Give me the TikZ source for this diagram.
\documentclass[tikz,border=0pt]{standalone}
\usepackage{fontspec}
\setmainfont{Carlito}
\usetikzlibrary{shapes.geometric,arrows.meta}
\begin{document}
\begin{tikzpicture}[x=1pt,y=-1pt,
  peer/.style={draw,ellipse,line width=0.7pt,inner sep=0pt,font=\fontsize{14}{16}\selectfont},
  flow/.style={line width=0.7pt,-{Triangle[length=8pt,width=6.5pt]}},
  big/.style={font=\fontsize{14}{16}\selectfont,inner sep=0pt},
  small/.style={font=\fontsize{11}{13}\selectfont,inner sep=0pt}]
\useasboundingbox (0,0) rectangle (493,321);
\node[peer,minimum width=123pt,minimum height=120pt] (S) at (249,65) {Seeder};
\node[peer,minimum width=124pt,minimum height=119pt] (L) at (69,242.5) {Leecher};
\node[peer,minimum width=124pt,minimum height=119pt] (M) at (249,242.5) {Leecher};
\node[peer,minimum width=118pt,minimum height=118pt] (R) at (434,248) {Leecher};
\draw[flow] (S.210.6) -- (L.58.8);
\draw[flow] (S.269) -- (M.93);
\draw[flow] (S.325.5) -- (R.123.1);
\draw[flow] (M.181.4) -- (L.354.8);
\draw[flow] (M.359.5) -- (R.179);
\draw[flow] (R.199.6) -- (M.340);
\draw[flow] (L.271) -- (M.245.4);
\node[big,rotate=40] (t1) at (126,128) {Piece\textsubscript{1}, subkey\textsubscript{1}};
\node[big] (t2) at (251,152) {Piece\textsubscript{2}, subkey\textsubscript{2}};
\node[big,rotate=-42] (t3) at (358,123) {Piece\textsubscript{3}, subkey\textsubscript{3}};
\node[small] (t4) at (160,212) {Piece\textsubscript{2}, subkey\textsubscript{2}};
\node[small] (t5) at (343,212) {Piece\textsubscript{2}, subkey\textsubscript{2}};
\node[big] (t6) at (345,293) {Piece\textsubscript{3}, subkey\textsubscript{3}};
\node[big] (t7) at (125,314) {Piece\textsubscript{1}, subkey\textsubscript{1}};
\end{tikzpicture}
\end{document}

● What the task requires: Copy each line of the data exactly, leaving nothing out.

● Correct result:
Give me the TikZ source for this diagram.
\documentclass[tikz,border=0pt]{standalone}
\usepackage{fontspec}
\setmainfont{Carlito}
\usetikzlibrary{shapes.geometric,arrows.meta}
\begin{document}
\begin{tikzpicture}[x=1pt,y=-1pt,
  peer/.style={draw,ellipse,line width=0.7pt,inner sep=0pt,font=\fontsize{14}{16}\selectfont},
  flow/.style={line width=0.7pt,-{Triangle[length=8pt,width=6.5pt]}},
  big/.style={font=\fontsize{14}{16}\selectfont,inner sep=0pt},
  small/.style={font=\fontsize{11}{13}\selectfont,inner sep=0pt}]
\useasboundingbox (0,0) rectangle (493,321);
\node[peer,minimum width=123pt,minimum height=120pt] (S) at (249,65) {Seeder};
\node[peer,minimum width=124pt,minimum height=119pt] (L) at (69,242.5) {Leecher};
\node[peer,minimum width=124pt,minimum height=119pt] (M) at (249,242.5) {Leecher};
\node[peer,minimum width=118pt,minimum height=118pt] (R) at (434,248) {Leecher};
\draw[flow] (S.210.6) -- (L.58.8);
\draw[flow] (S.269) -- (M.93);
\draw[flow] (S.325.5) -- (R.123.1);
\draw[flow] (M.181.4) -- (L.354.8);
\draw[flow] (M.359.5) -- (R.179);
\draw[flow] (R.199.6) -- (M.340);
\draw[flow] (L.271) -- (M.245.4);
\node[big,rotate=40] (t1) at (126,128) {Piece\textsubscript{1}, subkey\textsubscript{1}};
\node[big] (t2) at (251,152) {Piece\textsubscript{2}, subkey\textsubscript{2}};
\node[big,rotate=-42] (t3) at (358,123) {Piece\textsubscript{3}, subkey\textsubscript{3}};
\node[small] (t4) at (160,212) {Piece\textsubscript{2}, subkey\textsubscript{2}};
\node[small] (t5) at (343,212) {Piece\textsubscript{2}, subkey\textsubscript{2}};
\node[big] (t6) at (345,293) {Piece\textsubscript{3}, subkey\textsubscript{3}};
\node[big] (t7) at (125,314) {Piece\textsubscript{1}, subkey\textsubscript{1}};
\end{tikzpicture}
\end{document}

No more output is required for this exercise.